_Stated goal_
Transcribe the lines below verbatim, skipping the images.

○ ○ ○ ○ ○

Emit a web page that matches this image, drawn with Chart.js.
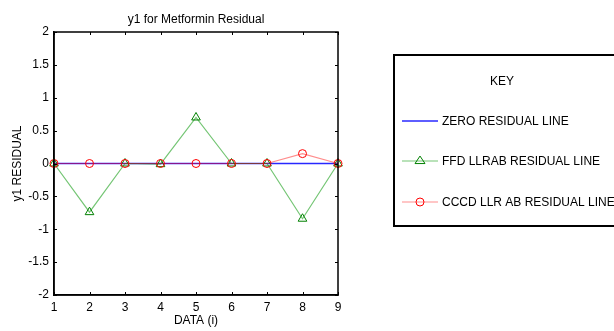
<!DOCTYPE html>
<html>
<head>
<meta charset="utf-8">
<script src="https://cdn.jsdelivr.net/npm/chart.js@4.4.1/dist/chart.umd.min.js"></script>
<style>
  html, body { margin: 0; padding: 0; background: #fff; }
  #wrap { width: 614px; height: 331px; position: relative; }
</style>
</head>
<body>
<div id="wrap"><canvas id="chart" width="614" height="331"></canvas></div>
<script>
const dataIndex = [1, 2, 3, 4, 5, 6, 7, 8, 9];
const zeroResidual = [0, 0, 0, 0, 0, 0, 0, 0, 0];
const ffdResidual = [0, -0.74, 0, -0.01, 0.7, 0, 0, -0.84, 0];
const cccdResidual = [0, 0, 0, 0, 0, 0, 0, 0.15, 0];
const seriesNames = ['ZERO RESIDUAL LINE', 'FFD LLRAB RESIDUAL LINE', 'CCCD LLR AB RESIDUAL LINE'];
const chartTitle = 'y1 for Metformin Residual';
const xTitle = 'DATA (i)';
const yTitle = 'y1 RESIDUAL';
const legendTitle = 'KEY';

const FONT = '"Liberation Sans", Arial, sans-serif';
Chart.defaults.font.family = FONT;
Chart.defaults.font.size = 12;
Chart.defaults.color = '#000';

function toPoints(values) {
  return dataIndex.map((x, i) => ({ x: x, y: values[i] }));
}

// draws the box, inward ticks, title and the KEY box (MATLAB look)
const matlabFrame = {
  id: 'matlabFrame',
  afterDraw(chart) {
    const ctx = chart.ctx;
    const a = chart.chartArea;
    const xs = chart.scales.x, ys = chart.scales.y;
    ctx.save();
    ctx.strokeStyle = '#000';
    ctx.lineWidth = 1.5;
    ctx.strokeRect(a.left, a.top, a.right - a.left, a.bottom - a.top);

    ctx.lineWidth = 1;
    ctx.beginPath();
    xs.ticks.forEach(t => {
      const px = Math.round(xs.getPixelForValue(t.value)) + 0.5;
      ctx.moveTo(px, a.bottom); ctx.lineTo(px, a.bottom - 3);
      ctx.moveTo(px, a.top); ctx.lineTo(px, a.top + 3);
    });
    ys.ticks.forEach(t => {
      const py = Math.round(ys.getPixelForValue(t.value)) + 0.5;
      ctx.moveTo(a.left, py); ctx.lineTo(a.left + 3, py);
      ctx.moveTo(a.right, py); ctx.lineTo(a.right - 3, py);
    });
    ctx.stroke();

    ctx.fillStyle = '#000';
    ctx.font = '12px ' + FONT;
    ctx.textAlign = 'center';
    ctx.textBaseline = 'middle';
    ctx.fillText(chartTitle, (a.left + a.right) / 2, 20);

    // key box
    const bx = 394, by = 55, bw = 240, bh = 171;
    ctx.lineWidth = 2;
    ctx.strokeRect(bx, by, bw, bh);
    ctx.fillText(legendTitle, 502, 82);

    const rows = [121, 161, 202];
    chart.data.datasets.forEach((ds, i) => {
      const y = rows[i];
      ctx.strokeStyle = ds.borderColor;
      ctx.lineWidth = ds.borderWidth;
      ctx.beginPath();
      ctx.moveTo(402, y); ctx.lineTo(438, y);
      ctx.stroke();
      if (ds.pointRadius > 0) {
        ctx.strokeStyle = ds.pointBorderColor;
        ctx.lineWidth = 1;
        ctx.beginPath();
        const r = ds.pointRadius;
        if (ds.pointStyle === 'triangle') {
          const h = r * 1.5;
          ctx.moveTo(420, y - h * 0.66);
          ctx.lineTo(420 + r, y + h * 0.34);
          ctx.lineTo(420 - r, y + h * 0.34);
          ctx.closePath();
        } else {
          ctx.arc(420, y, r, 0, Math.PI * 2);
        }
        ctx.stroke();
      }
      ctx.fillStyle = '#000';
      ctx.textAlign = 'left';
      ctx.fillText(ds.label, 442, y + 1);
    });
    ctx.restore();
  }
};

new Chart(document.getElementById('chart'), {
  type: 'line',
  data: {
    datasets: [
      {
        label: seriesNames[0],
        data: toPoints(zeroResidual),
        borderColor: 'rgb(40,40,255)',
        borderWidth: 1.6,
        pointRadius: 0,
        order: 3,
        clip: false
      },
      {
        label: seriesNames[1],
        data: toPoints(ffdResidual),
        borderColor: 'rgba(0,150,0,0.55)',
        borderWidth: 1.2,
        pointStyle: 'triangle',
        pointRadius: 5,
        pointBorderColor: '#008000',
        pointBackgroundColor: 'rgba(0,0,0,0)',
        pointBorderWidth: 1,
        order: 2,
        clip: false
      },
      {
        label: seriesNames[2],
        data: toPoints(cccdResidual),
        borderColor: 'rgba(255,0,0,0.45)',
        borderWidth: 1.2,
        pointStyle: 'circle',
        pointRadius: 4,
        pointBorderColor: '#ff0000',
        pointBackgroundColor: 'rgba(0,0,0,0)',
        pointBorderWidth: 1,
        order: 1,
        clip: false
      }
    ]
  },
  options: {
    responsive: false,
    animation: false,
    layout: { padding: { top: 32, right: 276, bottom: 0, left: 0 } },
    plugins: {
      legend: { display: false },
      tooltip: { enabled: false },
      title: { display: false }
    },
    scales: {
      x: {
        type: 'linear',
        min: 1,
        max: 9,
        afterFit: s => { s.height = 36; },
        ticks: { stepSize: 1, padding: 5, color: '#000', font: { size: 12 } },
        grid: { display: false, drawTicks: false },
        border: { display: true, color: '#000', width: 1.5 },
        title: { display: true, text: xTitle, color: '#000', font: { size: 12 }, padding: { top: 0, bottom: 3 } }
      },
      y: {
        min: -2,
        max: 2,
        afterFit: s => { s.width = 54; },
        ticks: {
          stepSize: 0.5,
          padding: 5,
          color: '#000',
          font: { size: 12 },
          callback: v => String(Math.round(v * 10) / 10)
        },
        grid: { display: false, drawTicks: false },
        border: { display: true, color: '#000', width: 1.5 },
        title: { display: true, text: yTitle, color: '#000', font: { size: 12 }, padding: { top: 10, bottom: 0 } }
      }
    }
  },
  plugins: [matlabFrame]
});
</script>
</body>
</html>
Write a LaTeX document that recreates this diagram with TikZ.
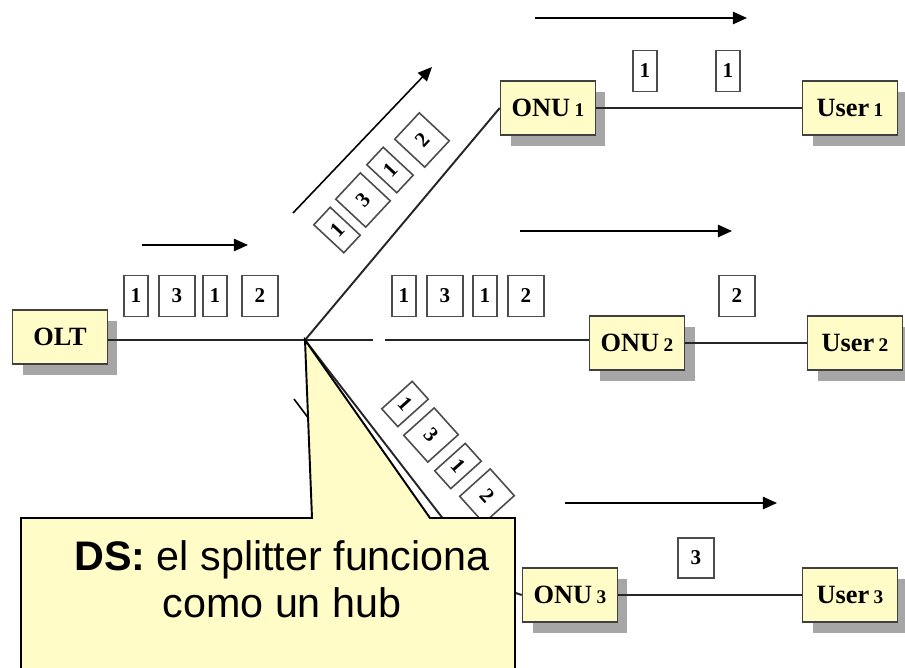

○ ○ ○ ○ ○

_Exercise answer_
Emit a web page that matches this image, drawn with Chart.js.
<!DOCTYPE html>
<html>
<head>
<meta charset="utf-8">
<script src="https://cdn.jsdelivr.net/npm/chart.js@4.4.1/dist/chart.umd.min.js"></script>
<style>
  html, body { margin: 0; padding: 0; background: #fff; }
  #wrap { width: 614px; height: 331px; position: relative; }
</style>
</head>
<body>
<div id="wrap"><canvas id="chart" width="614" height="331"></canvas></div>
<script>
const dataIndex = [1, 2, 3, 4, 5, 6, 7, 8, 9];
const zeroResidual = [0, 0, 0, 0, 0, 0, 0, 0, 0];
const ffdResidual = [0, -0.74, 0, -0.01, 0.7, 0, 0, -0.84, 0];
const cccdResidual = [0, 0, 0, 0, 0, 0, 0, 0.15, 0];
const seriesNames = ['ZERO RESIDUAL LINE', 'FFD LLRAB RESIDUAL LINE', 'CCCD LLR AB RESIDUAL LINE'];
const chartTitle = 'y1 for Metformin Residual';
const xTitle = 'DATA (i)';
const yTitle = 'y1 RESIDUAL';
const legendTitle = 'KEY';

const FONT = '"Liberation Sans", Arial, sans-serif';
Chart.defaults.font.family = FONT;
Chart.defaults.font.size = 12;
Chart.defaults.color = '#000';

function toPoints(values) {
  return dataIndex.map((x, i) => ({ x: x, y: values[i] }));
}

// draws the box, inward ticks, title and the KEY box (MATLAB look)
const matlabFrame = {
  id: 'matlabFrame',
  afterDraw(chart) {
    const ctx = chart.ctx;
    const a = chart.chartArea;
    const xs = chart.scales.x, ys = chart.scales.y;
    ctx.save();
    ctx.strokeStyle = '#000';
    ctx.lineWidth = 1.5;
    ctx.strokeRect(a.left, a.top, a.right - a.left, a.bottom - a.top);

    ctx.lineWidth = 1;
    ctx.beginPath();
    xs.ticks.forEach(t => {
      const px = Math.round(xs.getPixelForValue(t.value)) + 0.5;
      ctx.moveTo(px, a.bottom); ctx.lineTo(px, a.bottom - 3);
      ctx.moveTo(px, a.top); ctx.lineTo(px, a.top + 3);
    });
    ys.ticks.forEach(t => {
      const py = Math.round(ys.getPixelForValue(t.value)) + 0.5;
      ctx.moveTo(a.left, py); ctx.lineTo(a.left + 3, py);
      ctx.moveTo(a.right, py); ctx.lineTo(a.right - 3, py);
    });
    ctx.stroke();

    ctx.fillStyle = '#000';
    ctx.font = '12px ' + FONT;
    ctx.textAlign = 'center';
    ctx.textBaseline = 'middle';
    ctx.fillText(chartTitle, (a.left + a.right) / 2, 20);

    // key box
    const bx = 394, by = 55, bw = 240, bh = 171;
    ctx.lineWidth = 2;
    ctx.strokeRect(bx, by, bw, bh);
    ctx.fillText(legendTitle, 502, 82);

    const rows = [121, 161, 202];
    chart.data.datasets.forEach((ds, i) => {
      const y = rows[i];
      ctx.strokeStyle = ds.borderColor;
      ctx.lineWidth = ds.borderWidth;
      ctx.beginPath();
      ctx.moveTo(402, y); ctx.lineTo(438, y);
      ctx.stroke();
      if (ds.pointRadius > 0) {
        ctx.strokeStyle = ds.pointBorderColor;
        ctx.lineWidth = 1;
        ctx.beginPath();
        const r = ds.pointRadius;
        if (ds.pointStyle === 'triangle') {
          const h = r * 1.5;
          ctx.moveTo(420, y - h * 0.66);
          ctx.lineTo(420 + r, y + h * 0.34);
          ctx.lineTo(420 - r, y + h * 0.34);
          ctx.closePath();
        } else {
          ctx.arc(420, y, r, 0, Math.PI * 2);
        }
        ctx.stroke();
      }
      ctx.fillStyle = '#000';
      ctx.textAlign = 'left';
      ctx.fillText(ds.label, 442, y + 1);
    });
    ctx.restore();
  }
};

new Chart(document.getElementById('chart'), {
  type: 'line',
  data: {
    datasets: [
      {
        label: seriesNames[0],
        data: toPoints(zeroResidual),
        borderColor: 'rgb(40,40,255)',
        borderWidth: 1.6,
        pointRadius: 0,
        order: 3,
        clip: false
      },
      {
        label: seriesNames[1],
        data: toPoints(ffdResidual),
        borderColor: 'rgba(0,150,0,0.55)',
        borderWidth: 1.2,
        pointStyle: 'triangle',
        pointRadius: 5,
        pointBorderColor: '#008000',
        pointBackgroundColor: 'rgba(0,0,0,0)',
        pointBorderWidth: 1,
        order: 2,
        clip: false
      },
      {
        label: seriesNames[2],
        data: toPoints(cccdResidual),
        borderColor: 'rgba(255,0,0,0.45)',
        borderWidth: 1.2,
        pointStyle: 'circle',
        pointRadius: 4,
        pointBorderColor: '#ff0000',
        pointBackgroundColor: 'rgba(0,0,0,0)',
        pointBorderWidth: 1,
        order: 1,
        clip: false
      }
    ]
  },
  options: {
    responsive: false,
    animation: false,
    layout: { padding: { top: 32, right: 276, bottom: 0, left: 0 } },
    plugins: {
      legend: { display: false },
      tooltip: { enabled: false },
      title: { display: false }
    },
    scales: {
      x: {
        type: 'linear',
        min: 1,
        max: 9,
        afterFit: s => { s.height = 36; },
        ticks: { stepSize: 1, padding: 5, color: '#000', font: { size: 12 } },
        grid: { display: false, drawTicks: false },
        border: { display: true, color: '#000', width: 1.5 },
        title: { display: true, text: xTitle, color: '#000', font: { size: 12 }, padding: { top: 0, bottom: 3 } }
      },
      y: {
        min: -2,
        max: 2,
        afterFit: s => { s.width = 54; },
        ticks: {
          stepSize: 0.5,
          padding: 5,
          color: '#000',
          font: { size: 12 },
          callback: v => String(Math.round(v * 10) / 10)
        },
        grid: { display: false, drawTicks: false },
        border: { display: true, color: '#000', width: 1.5 },
        title: { display: true, text: yTitle, color: '#000', font: { size: 12 }, padding: { top: 10, bottom: 0 } }
      }
    }
  },
  plugins: [matlabFrame]
});
</script>
</body>
</html>
Write a LaTeX document that recreates this diagram with TikZ.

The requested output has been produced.